=== Challenge ===
Would you write out the listing verbatim and skip every picture in it?
[START Given data]
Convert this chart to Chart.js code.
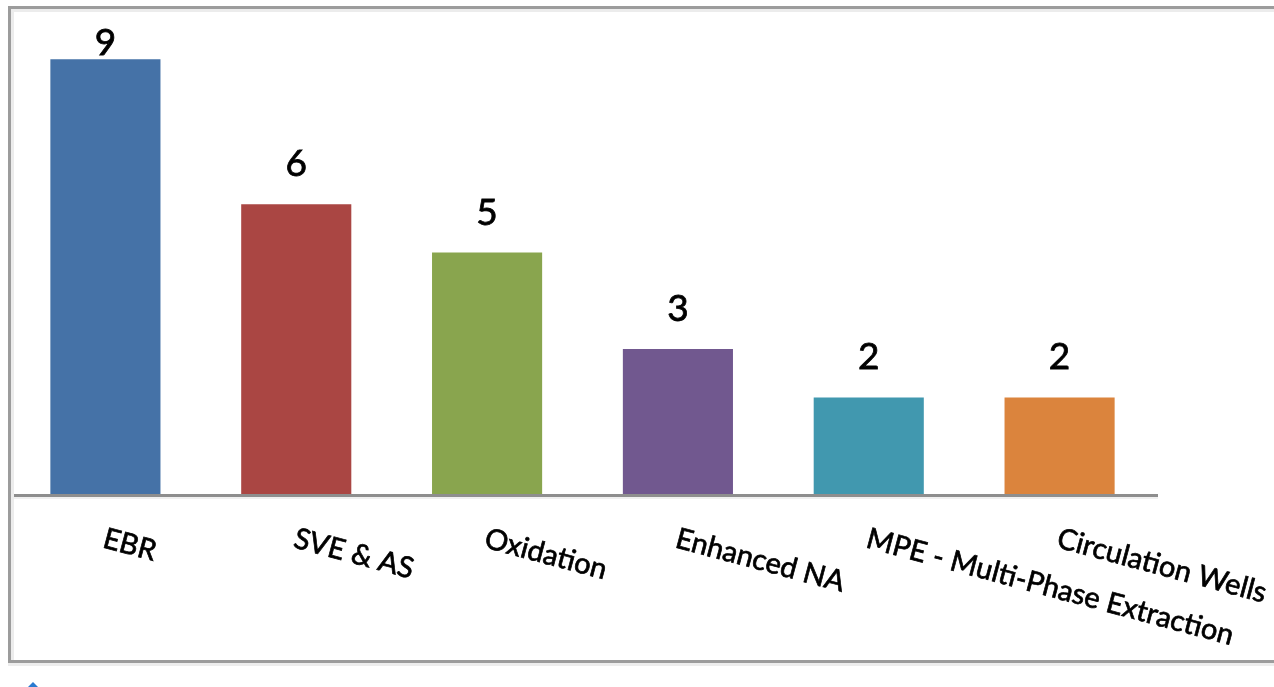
<!DOCTYPE html>
<html>
<head>
<meta charset="utf-8">
<script src="https://cdn.jsdelivr.net/npm/chart.js@4"></script>
<style>
  html, body { margin: 0; padding: 0; background: #fff; overflow: hidden; }
  #wrap { position: relative; width: 1274px; height: 687px; }
  #frame {
    position: absolute; left: 8px; top: 6px; width: 1300px; height: 651px;
    border: 3px solid #9c9c9c; border-right: none;
    box-shadow: inset 3px 3px 0 #ececec, 0 3px 0 #ededed;
    pointer-events: none;
  }
  #caret {
    position: absolute; left: 28px; top: 682px; width: 0; height: 0;
    border-left: 5px solid transparent; border-right: 5px solid transparent;
    border-bottom: 5px solid #2a7bd0;
  }
  canvas { position: absolute; left: 0; top: 0; }
</style>
</head>
<body>
<div id="wrap">
  <canvas id="chart" width="1274" height="687"></canvas>
  <div id="frame"></div>
  <div id="caret"></div>
</div>
<script>
// data
const categories = ['EBR', 'SVE & AS', 'Oxidation', 'Enhanced NA', 'MPE - Multi-Phase Extraction', 'Circulation Wells'];
const counts = [9, 6, 5, 3, 2, 2];
const barColors = ['#4572A7', '#AA4643', '#89A54E', '#71588F', '#4198AF', '#DB843D'];
const yMax = 10;

const fontFamily = 'Lato, "Noto Sans", sans-serif';

// axis line, value labels and slanted category labels
const labelsPlugin = {
  id: 'labels',
  afterDatasetsDraw(chart) {
    const ctx = chart.ctx;
    const area = chart.chartArea;
    const xScale = chart.scales.x;
    const bars = chart.getDatasetMeta(0).data;
    ctx.save();

    // x axis line
    ctx.fillStyle = '#8e8e8e';
    ctx.fillRect(area.left, area.bottom, xScale.right + 3 - area.left, 3);
    ctx.fillStyle = '#f0f0f0';
    ctx.fillRect(area.left, area.bottom + 3, xScale.right + 3 - area.left, 2);

    // values above bars (a thin stroke makes the glyphs a bit heavier)
    ctx.fillStyle = '#000';
    ctx.strokeStyle = '#000';
    ctx.lineWidth = 0.8;
    ctx.font = '37px ' + fontFamily;
    ctx.textAlign = 'center';
    ctx.textBaseline = 'alphabetic';
    bars.forEach((bar, i) => {
      const y = Math.max(bar.y - 28, area.top + 44);
      ctx.fillText(String(counts[i]), bar.x, y);
      ctx.strokeText(String(counts[i]), bar.x, y);
    });

    // category labels, rotated clockwise
    ctx.font = '29px ' + fontFamily;
    ctx.textAlign = 'left';
    ctx.lineWidth = 0.7;
    categories.forEach((cat, i) => {
      const x = xScale.getPixelForValue(i);
      ctx.save();
      ctx.translate(x - 4, area.bottom + 53);
      ctx.rotate(15 * Math.PI / 180);
      ctx.fillText(cat, 0, 0);
      ctx.strokeText(cat, 0, 0);
      ctx.restore();
    });
    ctx.restore();
  }
};

new Chart(document.getElementById('chart').getContext('2d'), {
  type: 'bar',
  data: {
    labels: categories,
    datasets: [{
      data: counts,
      backgroundColor: barColors,
      borderWidth: 0,
      categoryPercentage: 1,
      barPercentage: 0.577
    }]
  },
  options: {
    responsive: false,
    animation: false,
    layout: { padding: { left: 10, right: 119, top: 11, bottom: 193 } },
    scales: {
      x: { display: false },
      y: { display: false, min: 0, max: yMax }
    },
    plugins: {
      legend: { display: false },
      tooltip: { enabled: false }
    }
  },
  plugins: [labelsPlugin]
});
</script>
</body>
</html>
[END Given data]
=== The output ===
Convert this chart to Chart.js code.
<!DOCTYPE html>
<html>
<head>
<meta charset="utf-8">
<script src="https://cdn.jsdelivr.net/npm/chart.js@4"></script>
<style>
  html, body { margin: 0; padding: 0; background: #fff; overflow: hidden; }
  #wrap { position: relative; width: 1274px; height: 687px; }
  #frame {
    position: absolute; left: 8px; top: 6px; width: 1300px; height: 651px;
    border: 3px solid #9c9c9c; border-right: none;
    box-shadow: inset 3px 3px 0 #ececec, 0 3px 0 #ededed;
    pointer-events: none;
  }
  #caret {
    position: absolute; left: 28px; top: 682px; width: 0; height: 0;
    border-left: 5px solid transparent; border-right: 5px solid transparent;
    border-bottom: 5px solid #2a7bd0;
  }
  canvas { position: absolute; left: 0; top: 0; }
</style>
</head>
<body>
<div id="wrap">
  <canvas id="chart" width="1274" height="687"></canvas>
  <div id="frame"></div>
  <div id="caret"></div>
</div>
<script>
// data
const categories = ['EBR', 'SVE & AS', 'Oxidation', 'Enhanced NA', 'MPE - Multi-Phase Extraction', 'Circulation Wells'];
const counts = [9, 6, 5, 3, 2, 2];
const barColors = ['#4572A7', '#AA4643', '#89A54E', '#71588F', '#4198AF', '#DB843D'];
const yMax = 10;

const fontFamily = 'Lato, "Noto Sans", sans-serif';

// axis line, value labels and slanted category labels
const labelsPlugin = {
  id: 'labels',
  afterDatasetsDraw(chart) {
    const ctx = chart.ctx;
    const area = chart.chartArea;
    const xScale = chart.scales.x;
    const bars = chart.getDatasetMeta(0).data;
    ctx.save();

    // x axis line
    ctx.fillStyle = '#8e8e8e';
    ctx.fillRect(area.left, area.bottom, xScale.right + 3 - area.left, 3);
    ctx.fillStyle = '#f0f0f0';
    ctx.fillRect(area.left, area.bottom + 3, xScale.right + 3 - area.left, 2);

    // values above bars (a thin stroke makes the glyphs a bit heavier)
    ctx.fillStyle = '#000';
    ctx.strokeStyle = '#000';
    ctx.lineWidth = 0.8;
    ctx.font = '37px ' + fontFamily;
    ctx.textAlign = 'center';
    ctx.textBaseline = 'alphabetic';
    bars.forEach((bar, i) => {
      const y = Math.max(bar.y - 28, area.top + 44);
      ctx.fillText(String(counts[i]), bar.x, y);
      ctx.strokeText(String(counts[i]), bar.x, y);
    });

    // category labels, rotated clockwise
    ctx.font = '29px ' + fontFamily;
    ctx.textAlign = 'left';
    ctx.lineWidth = 0.7;
    categories.forEach((cat, i) => {
      const x = xScale.getPixelForValue(i);
      ctx.save();
      ctx.translate(x - 4, area.bottom + 53);
      ctx.rotate(15 * Math.PI / 180);
      ctx.fillText(cat, 0, 0);
      ctx.strokeText(cat, 0, 0);
      ctx.restore();
    });
    ctx.restore();
  }
};

new Chart(document.getElementById('chart').getContext('2d'), {
  type: 'bar',
  data: {
    labels: categories,
    datasets: [{
      data: counts,
      backgroundColor: barColors,
      borderWidth: 0,
      categoryPercentage: 1,
      barPercentage: 0.577
    }]
  },
  options: {
    responsive: false,
    animation: false,
    layout: { padding: { left: 10, right: 119, top: 11, bottom: 193 } },
    scales: {
      x: { display: false },
      y: { display: false, min: 0, max: yMax }
    },
    plugins: {
      legend: { display: false },
      tooltip: { enabled: false }
    }
  },
  plugins: [labelsPlugin]
});
</script>
</body>
</html>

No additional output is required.